Tras una borrachera de mil sitios, de madrugada, mi primo Julián y yo caminábamos en la colonia Del Valle. Yo era un recién llegado; Julián, un músico en busca de sus primeras grandes oportunidades (quién iba a pensar que tocaría la batería, años después, en uno de los programas más famosos de la tele, luego sería reemplazado por un fantoche apodado Rudi, que aguantó la denigración del conductor). Vamos a casa de mi tío, vive aquí cerca –dijo–. A mí me daba pena molestar a un viejo a esas horas nomás por las ganas de seguirla, pero caímos. Nos abrió y para mi sorpresa había vino y cerveza y otros iguales de borrachos que nosotros. Yo no había hecho el cruce de los apellidos, pero de a poco, como en la cuarta cerveza y al cabo de escucharle y analizar aquella casa, grité: ¡eres Guillermo Samperio!

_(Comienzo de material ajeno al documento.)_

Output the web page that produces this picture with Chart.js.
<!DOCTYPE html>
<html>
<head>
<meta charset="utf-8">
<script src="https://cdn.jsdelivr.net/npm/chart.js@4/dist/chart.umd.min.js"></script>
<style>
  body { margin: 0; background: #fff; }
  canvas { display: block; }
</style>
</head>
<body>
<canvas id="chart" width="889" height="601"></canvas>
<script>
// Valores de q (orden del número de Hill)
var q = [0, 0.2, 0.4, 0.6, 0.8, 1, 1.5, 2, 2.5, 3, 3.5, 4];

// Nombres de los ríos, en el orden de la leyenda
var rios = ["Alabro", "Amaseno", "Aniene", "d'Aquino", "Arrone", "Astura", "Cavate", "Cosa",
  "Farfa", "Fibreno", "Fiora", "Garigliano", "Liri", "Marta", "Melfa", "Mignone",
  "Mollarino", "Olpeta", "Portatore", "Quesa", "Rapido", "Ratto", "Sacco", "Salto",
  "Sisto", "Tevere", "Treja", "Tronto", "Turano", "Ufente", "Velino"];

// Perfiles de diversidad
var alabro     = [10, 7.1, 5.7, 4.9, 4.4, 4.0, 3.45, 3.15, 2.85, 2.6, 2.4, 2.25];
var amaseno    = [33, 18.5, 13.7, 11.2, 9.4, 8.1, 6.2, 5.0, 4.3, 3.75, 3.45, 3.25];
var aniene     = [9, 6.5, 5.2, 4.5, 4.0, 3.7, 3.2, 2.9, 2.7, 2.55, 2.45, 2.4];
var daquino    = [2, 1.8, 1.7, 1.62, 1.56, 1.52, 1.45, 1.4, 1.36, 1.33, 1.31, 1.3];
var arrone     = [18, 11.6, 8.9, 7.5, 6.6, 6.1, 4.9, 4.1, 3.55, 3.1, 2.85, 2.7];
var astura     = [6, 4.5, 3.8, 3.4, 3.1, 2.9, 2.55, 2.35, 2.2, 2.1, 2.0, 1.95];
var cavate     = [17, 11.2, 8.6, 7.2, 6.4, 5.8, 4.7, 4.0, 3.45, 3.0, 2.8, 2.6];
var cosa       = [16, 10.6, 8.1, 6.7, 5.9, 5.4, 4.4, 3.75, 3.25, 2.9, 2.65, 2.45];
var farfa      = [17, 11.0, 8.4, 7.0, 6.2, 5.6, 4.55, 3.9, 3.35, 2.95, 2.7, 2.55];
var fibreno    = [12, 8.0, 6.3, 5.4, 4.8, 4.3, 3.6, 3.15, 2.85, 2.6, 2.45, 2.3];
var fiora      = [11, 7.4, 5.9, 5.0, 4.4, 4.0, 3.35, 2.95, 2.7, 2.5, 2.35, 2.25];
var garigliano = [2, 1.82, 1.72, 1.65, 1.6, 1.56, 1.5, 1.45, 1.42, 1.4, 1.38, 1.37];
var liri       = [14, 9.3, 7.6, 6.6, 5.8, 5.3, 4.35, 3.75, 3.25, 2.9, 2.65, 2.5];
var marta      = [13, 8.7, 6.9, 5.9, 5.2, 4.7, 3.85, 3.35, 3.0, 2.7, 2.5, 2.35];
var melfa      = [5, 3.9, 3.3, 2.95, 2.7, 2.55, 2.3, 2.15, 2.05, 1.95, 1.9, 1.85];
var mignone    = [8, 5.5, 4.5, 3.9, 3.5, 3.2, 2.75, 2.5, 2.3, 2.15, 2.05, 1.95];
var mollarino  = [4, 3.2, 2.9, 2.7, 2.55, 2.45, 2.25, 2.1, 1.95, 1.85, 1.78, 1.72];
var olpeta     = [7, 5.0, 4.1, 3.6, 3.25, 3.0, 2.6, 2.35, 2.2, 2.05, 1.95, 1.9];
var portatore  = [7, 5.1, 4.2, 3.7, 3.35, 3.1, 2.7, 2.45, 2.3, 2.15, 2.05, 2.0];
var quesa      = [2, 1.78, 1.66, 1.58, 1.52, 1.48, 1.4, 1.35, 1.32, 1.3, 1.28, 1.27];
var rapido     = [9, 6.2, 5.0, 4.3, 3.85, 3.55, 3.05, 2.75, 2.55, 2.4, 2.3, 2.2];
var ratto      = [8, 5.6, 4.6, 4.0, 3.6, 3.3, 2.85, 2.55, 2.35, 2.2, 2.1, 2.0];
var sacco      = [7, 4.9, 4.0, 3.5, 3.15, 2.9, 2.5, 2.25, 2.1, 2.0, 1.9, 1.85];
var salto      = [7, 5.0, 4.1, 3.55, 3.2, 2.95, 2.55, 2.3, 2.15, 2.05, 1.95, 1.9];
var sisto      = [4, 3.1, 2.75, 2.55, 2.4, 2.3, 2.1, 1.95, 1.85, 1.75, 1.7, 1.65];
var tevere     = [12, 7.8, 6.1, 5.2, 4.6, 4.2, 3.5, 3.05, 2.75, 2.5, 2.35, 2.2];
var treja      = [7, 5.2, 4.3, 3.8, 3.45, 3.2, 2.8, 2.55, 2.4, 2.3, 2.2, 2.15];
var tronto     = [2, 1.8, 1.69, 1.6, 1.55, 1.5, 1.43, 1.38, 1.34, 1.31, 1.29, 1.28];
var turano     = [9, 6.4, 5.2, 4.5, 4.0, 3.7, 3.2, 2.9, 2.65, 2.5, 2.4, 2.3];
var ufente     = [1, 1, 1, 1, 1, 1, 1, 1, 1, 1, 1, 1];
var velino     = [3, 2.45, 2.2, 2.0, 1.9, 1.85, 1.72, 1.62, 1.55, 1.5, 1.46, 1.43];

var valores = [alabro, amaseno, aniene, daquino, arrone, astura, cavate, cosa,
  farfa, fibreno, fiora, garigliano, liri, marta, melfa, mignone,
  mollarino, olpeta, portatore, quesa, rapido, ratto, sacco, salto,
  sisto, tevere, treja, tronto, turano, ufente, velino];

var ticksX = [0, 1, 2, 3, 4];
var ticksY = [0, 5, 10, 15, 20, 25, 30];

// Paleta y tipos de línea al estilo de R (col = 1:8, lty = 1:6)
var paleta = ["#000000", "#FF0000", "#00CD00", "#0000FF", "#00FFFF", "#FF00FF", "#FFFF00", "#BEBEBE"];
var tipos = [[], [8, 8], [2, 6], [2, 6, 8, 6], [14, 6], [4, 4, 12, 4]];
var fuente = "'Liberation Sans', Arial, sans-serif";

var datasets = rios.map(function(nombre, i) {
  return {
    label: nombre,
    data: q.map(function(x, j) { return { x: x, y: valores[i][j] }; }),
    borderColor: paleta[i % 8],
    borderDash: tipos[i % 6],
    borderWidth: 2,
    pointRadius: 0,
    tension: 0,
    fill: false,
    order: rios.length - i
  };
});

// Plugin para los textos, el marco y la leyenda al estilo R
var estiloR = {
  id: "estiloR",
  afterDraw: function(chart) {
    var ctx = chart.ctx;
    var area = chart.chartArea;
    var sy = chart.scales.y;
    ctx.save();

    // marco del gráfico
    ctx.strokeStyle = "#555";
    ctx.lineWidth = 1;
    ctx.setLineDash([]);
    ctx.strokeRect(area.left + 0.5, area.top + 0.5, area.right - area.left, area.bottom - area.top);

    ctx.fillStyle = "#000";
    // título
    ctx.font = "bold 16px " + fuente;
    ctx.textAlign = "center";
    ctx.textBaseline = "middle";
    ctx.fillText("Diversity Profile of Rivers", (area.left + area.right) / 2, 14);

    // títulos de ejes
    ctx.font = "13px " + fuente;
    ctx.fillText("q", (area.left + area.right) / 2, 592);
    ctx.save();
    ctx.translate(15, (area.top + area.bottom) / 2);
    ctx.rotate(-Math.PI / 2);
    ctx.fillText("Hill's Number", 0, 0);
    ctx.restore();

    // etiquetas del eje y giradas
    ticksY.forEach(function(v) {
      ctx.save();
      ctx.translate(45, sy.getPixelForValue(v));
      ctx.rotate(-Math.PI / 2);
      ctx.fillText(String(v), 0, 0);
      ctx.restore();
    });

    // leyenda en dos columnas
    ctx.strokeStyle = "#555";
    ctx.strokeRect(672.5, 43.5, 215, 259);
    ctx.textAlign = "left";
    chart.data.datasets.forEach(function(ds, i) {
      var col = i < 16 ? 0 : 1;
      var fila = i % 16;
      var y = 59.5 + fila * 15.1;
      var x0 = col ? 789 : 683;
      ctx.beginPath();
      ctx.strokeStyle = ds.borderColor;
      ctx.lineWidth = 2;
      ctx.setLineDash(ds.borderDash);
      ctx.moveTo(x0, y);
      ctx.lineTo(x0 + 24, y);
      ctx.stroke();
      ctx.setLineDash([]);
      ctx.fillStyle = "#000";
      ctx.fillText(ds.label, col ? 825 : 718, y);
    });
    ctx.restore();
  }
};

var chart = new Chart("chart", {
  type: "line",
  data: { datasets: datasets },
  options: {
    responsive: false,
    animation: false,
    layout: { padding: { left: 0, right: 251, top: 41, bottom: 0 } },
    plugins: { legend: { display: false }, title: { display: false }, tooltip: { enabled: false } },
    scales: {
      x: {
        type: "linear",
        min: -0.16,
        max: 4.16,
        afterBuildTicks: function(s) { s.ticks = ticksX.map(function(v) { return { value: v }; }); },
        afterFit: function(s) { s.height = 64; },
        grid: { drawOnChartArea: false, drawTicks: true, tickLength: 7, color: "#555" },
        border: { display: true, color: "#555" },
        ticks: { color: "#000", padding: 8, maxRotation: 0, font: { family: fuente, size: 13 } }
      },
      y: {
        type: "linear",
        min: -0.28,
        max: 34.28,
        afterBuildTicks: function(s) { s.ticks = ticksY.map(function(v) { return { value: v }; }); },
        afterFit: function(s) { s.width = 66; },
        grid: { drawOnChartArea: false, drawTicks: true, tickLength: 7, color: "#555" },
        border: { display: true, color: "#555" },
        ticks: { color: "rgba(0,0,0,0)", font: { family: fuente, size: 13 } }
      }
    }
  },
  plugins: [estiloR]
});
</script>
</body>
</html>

–¿Te debo algo? –dijo y se cagó de risa–
Yo había leído “Miedo ambiente y otros miedos”, y me había gustado muchísimo. Al grado que quise imitar su escritura en un libro que nunca concluí. Se me bajó la borrachera nomás de darme cuenta que estaba en casa de ese mismo Guillermo Samperio, y era tío de mi primo; mi tío por añadidura. La fiesta se prolongó hasta la noche del día siguiente (una fresca noche de verano, recuerdo) cuando entre broma y broma me dijo: –No te voy adoptar como sobrino, pero sí como mi alumno–.
Asistí a su taller durante muchas tardes, donde escribí mi primer cuento; uno que me quedó muy publicable pero que, desgracia de la época, perdí en un disco de 3 ½ para computadora donde tenía las dos únicas cosas que escribí en ese entonces; ese cuento de título: Nada nos puede pasar, y una obra de teatro (muy mala) con la que gané el premio de dramaturgia de la UDEM(Universidad de Monterrey, ciudad que hacía muy poco había dejado) y cuyo epígrafe era un fragmento del primer libro que leí de Memo, y que me doy el lujo de transcribir aquí, habida cuenta, que la muerte de Guillermo me permite la falta de claridad, estructura, y el exceso de cursilería.

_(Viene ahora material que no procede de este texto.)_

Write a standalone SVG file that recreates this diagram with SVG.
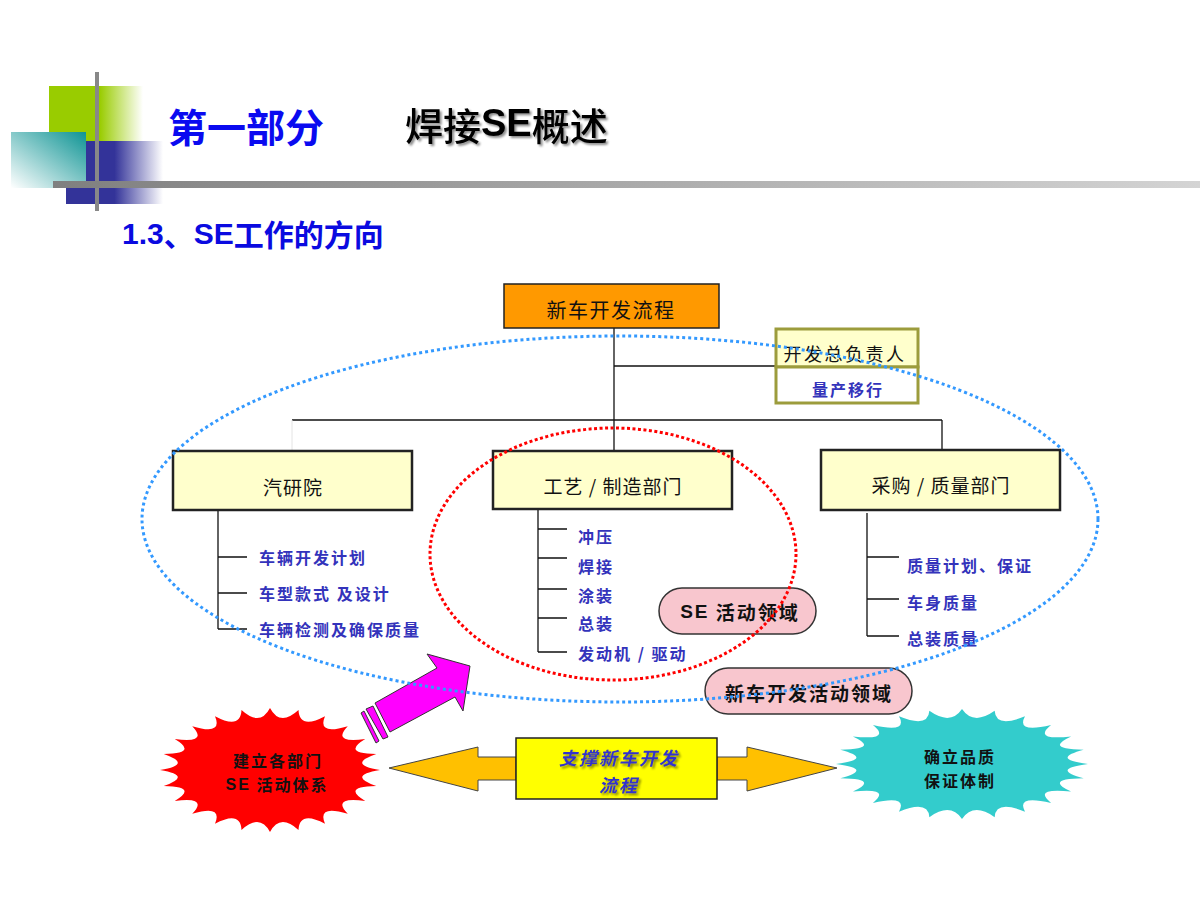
<svg xmlns="http://www.w3.org/2000/svg" width="1200" height="900" viewBox="0 0 1200 900">
<defs>
<linearGradient id="gGreen" x1="0" y1="0" x2="1" y2="0"><stop offset="0" stop-color="#99CC00"/><stop offset="0.54" stop-color="#99CC00"/><stop offset="1" stop-color="#99CC00" stop-opacity="0"/></linearGradient>
<linearGradient id="gBlue" x1="0" y1="0" x2="1" y2="0"><stop offset="0" stop-color="#333399"/><stop offset="0.5" stop-color="#333399"/><stop offset="1" stop-color="#333399" stop-opacity="0"/></linearGradient>
<linearGradient id="gTeal" x1="1" y1="0" x2="0" y2="1"><stop offset="0" stop-color="#0E9494"/><stop offset="1" stop-color="#FFFFFF"/></linearGradient>
<linearGradient id="gBar" x1="0" y1="0" x2="1" y2="0"><stop offset="0" stop-color="#7F7F7F"/><stop offset="1" stop-color="#D4D4D4"/></linearGradient>
<filter id="shadow" x="-10%" y="-20%" width="130%" height="150%"><feDropShadow dx="2" dy="2" stdDeviation="0.8" flood-color="#000" flood-opacity="0.45"/></filter>
<path id="burst" d="M1,0 Q.694,.091 .966,.259 Q.647,.268 .866,.5 Q.555,.426 .707,.707 Q.426,.555 .5,.866 Q.268,.647 .259,.966 Q.091,.694 0,1 Q-.091,.694 -.259,.966 Q-.268,.647 -.5,.866 Q-.426,.555 -.707,.707 Q-.555,.426 -.866,.5 Q-.647,.268 -.966,.259 Q-.694,.091 -1,0 Q-.694,-.091 -.966,-.259 Q-.647,-.268 -.866,-.5 Q-.555,-.426 -.707,-.707 Q-.426,-.555 -.5,-.866 Q-.268,-.647 -.259,-.966 Q-.091,-.694 0,-1 Q.091,-.694 .259,-.966 Q.268,-.647 .5,-.866 Q.426,-.555 .707,-.707 Q.555,-.426 .866,-.5 Q.647,-.268 .966,-.259 Q.694,-.091 1,0Z"/>
</defs>
<style>
text{font-family:"Noto Sans CJK SC","Liberation Sans",sans-serif;dominant-baseline:central}
.lat{font-family:"Liberation Sans","Noto Sans CJK SC",sans-serif}
.dept{fill:#FFFFCC;stroke:#222;stroke-width:2.5}
.dtxt{font-size:19px;letter-spacing:1px;fill:#111;text-anchor:middle}
.sub{font-size:16px;letter-spacing:2px;font-weight:bold;fill:#3333BB}
.ln{stroke:#111;stroke-width:1.3;fill:none}
.pill{fill:#F8C6CE;stroke:#333;stroke-width:1.5}
.ptxt{font-size:19px;font-weight:bold;letter-spacing:2px;fill:#111;text-anchor:middle}
.gold{fill:#FFC000;stroke:#444;stroke-width:1}
.mag{fill:#FF00FF;stroke:#333;stroke-width:1}
.btxt{font-size:16px;font-weight:bold;letter-spacing:2px;fill:#111;text-anchor:middle}
.ytxt{font-size:18px;font-weight:bold;font-style:italic;letter-spacing:2px;fill:#3333CC;text-anchor:middle}
</style>

<!-- header decoration -->
<g id="header">
<rect x="49" y="86" width="94" height="55" fill="url(#gGreen)"/>
<rect x="66" y="141" width="97" height="63" fill="url(#gBlue)"/>
<rect x="11" y="132" width="75" height="56" fill="url(#gTeal)"/>
<rect x="95" y="72" width="4" height="139" fill="#888"/>
<rect x="53" y="181" width="1147" height="7" fill="url(#gBar)"/>
<text x="168" y="125" font-size="39" font-weight="bold" fill="#0A0AF0">第一部分</text>
<text x="405" y="123" font-size="38" font-weight="500" fill="#000" filter="url(#shadow)">焊接<tspan class="lat" font-weight="bold">SE</tspan>概述</text>
<text x="122" y="233" font-size="30" font-weight="bold" fill="#0A0AE0"><tspan class="lat">1.3</tspan>、<tspan class="lat">SE</tspan>工作的方向</text>
</g>

<!-- connectors -->
<g id="connectors">
<line class="ln" x1="614" y1="328" x2="614" y2="451"/>
<line class="ln" x1="614" y1="366" x2="776" y2="366"/>
<line class="ln" x1="292" y1="420" x2="942" y2="420"/>
<line x1="292" y1="420" x2="292" y2="451" stroke="#E4E4E4" stroke-width="1"/>
<line class="ln" x1="942" y1="420" x2="942" y2="450"/>
<path class="ln" d="M218,511 V629 M218,557 H247 M218,593 H247 M218,629 H247"/>
<path class="ln" d="M538,510 V652 M538,529 H567 M538,558 H567 M538,589 H567 M538,618 H567 M538,652 H567"/>
<path class="ln" d="M867,513 V636 M867,557 H899 M867,599 H899 M867,636 H899"/>
</g>

<g id="n-top">
<rect x="504" y="284" width="215" height="44" fill="#FF9900" stroke="#222" stroke-width="1.5"/>
<text x="611" y="309" font-size="20" letter-spacing="1.5" text-anchor="middle" fill="#111">新车开发流程</text>
</g>

<g id="n-leader">
<rect x="776" y="329" width="142" height="38" fill="#FFFFCC" stroke="#9C9C3C" stroke-width="3"/>
<rect x="776" y="367" width="142" height="36" fill="#FFFFFF" stroke="#9C9C3C" stroke-width="3"/>
<text x="845" y="353" font-size="18" letter-spacing="2.5" text-anchor="middle" fill="#111">开发总负责人</text>
<text x="848" y="389" font-size="16" letter-spacing="2" font-weight="bold" text-anchor="middle" fill="#3333BB">量产移行</text>
</g>

<g id="n-rd">
<rect class="dept" x="173" y="451" width="239" height="59"/>
<text class="dtxt" x="293" y="486">汽研院</text>
<text class="sub" x="259" y="557">车辆开发计划</text>
<text class="sub" x="259" y="593">车型款式 及设计</text>
<text class="sub" x="259" y="629">车辆检测及确保质量</text>
</g>

<g id="n-mfg">
<rect class="dept" x="493" y="451" width="239" height="58"/>
<text class="dtxt" x="613" y="485">工艺 / 制造部门</text>
<text class="sub" x="578" y="536">冲压</text>
<text class="sub" x="578" y="566">焊接</text>
<text class="sub" x="578" y="595">涂装</text>
<text class="sub" x="578" y="623">总装</text>
<text class="sub" x="578" y="653">发动机 / 驱动</text>
</g>

<g id="n-qa">
<rect class="dept" x="821" y="450" width="239" height="60"/>
<text class="dtxt" x="941" y="484">采购 / 质量部门</text>
<text class="sub" x="907" y="565">质量计划、保证</text>
<text class="sub" x="907" y="602">车身质量</text>
<text class="sub" x="907" y="638">总装质量</text>
</g>

<g id="n-se">
<rect class="pill" x="659" y="588" width="157" height="46" rx="23"/>
<text class="ptxt" x="740" y="611"><tspan class="lat">SE</tspan> 活动领域</text>
</g>

<g id="n-newcar">
<rect class="pill" x="705" y="668" width="207" height="46" rx="23"/>
<text class="ptxt" x="809" y="692">新车开发活动领域</text>
</g>

<g id="n-arrow">
<polygon class="mag" points="427,654 470,666 463,711 455,697 390,732 375,703 437,668"/>
<polygon class="mag" points="361,713 364,711 379,741 376,743"/>
<polygon class="mag" points="366,709 373,706 388,737 383,739"/>
</g>

<g id="n-red">
<use href="#burst" transform="translate(270,770) scale(110,62)" fill="#FF0000"/>
<text class="btxt" x="278" y="760">建立各部门</text>
<text class="btxt" x="277" y="784"><tspan class="lat">SE</tspan> 活动体系</text>
</g>

<g id="n-cyan">
<use href="#burst" transform="translate(962,764) scale(126,55)" fill="#33CCCC"/>
<text class="btxt" x="960" y="756">确立品质</text>
<text class="btxt" x="960" y="780">保证体制</text>
</g>

<g id="n-support">
<polygon class="gold" points="389,768 478,747 478,757 516,757 516,780 478,780 478,791"/>
<polygon class="gold" points="717,757 747,757 747,747 837,768 747,791 747,780 717,780"/>
<rect x="516" y="738" width="201" height="61" fill="#FFFF00" stroke="#222" stroke-width="1.5"/>
<text class="ytxt" x="619" y="757" filter="url(#shadow)">支撑新车开发</text>
<text class="ytxt" x="619" y="784" filter="url(#shadow)">流程</text>
</g>

<g id="regions">
<ellipse cx="620" cy="519" rx="478" ry="183" fill="none" stroke="#3399FF" stroke-width="3" stroke-dasharray="3 3"/>
<ellipse cx="613" cy="554" rx="183" ry="126" fill="none" stroke="#FF0000" stroke-width="3" stroke-dasharray="3 2.5"/>
</g>
</svg>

Así una mañana como cualquier otra, uno siente que lo violeta se ha inmiscuido en nuestras entrañas. Desde luego que se siente pánico porque inevitablemente después se dice que el violeta es el color de la culpabilidad. Y si el amor nos ha rondado la cabeza, el hígado y el alma, lo negro no puede llevarnos más que al sentimiento de la muerte. La culpabilidad, la muerte y el amor combinan terriblemente bien. Ahí es cuando se afirma que nos habita un ser violeta manchado de penumbra que habla desde nuestros ojos. ¿Qué otra cosa se puede hacer?
(Algo sobre el color) Guillermo Samperio.

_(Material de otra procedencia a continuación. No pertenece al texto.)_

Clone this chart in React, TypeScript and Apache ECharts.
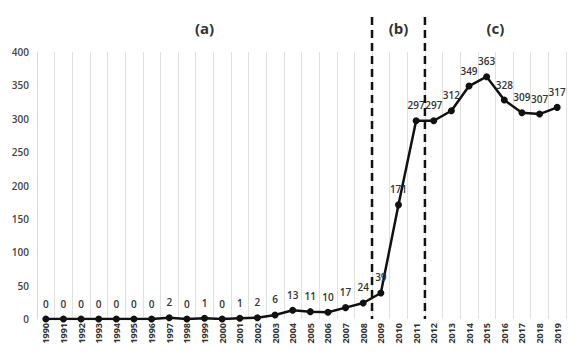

Esta mañana (que empezó casi como cualquier otra) sin sospecharlo, sin más aviso oficial que el Facebook, lo violeta se me metió hasta dentro y vino también el negro. Y la tristeza de la muerte de ese tío que fue mi maestro lo volvió todo púrpura y oscuro. No hubo más color que la nostalgia. Pero desde sus ojos (mirando por encima de los lentes) no habrá penumbra. Le recordarán algunos de gabardina y sombrero, otros (yo, creo) de pelo largo zanahoria y las manos llenas de anillos de plata, fumando eso sí, y enseñando a escribir con la generosidad de quien posee el oficio. En nosotros hablará él, y por él habremos de hablar los que le conocimos.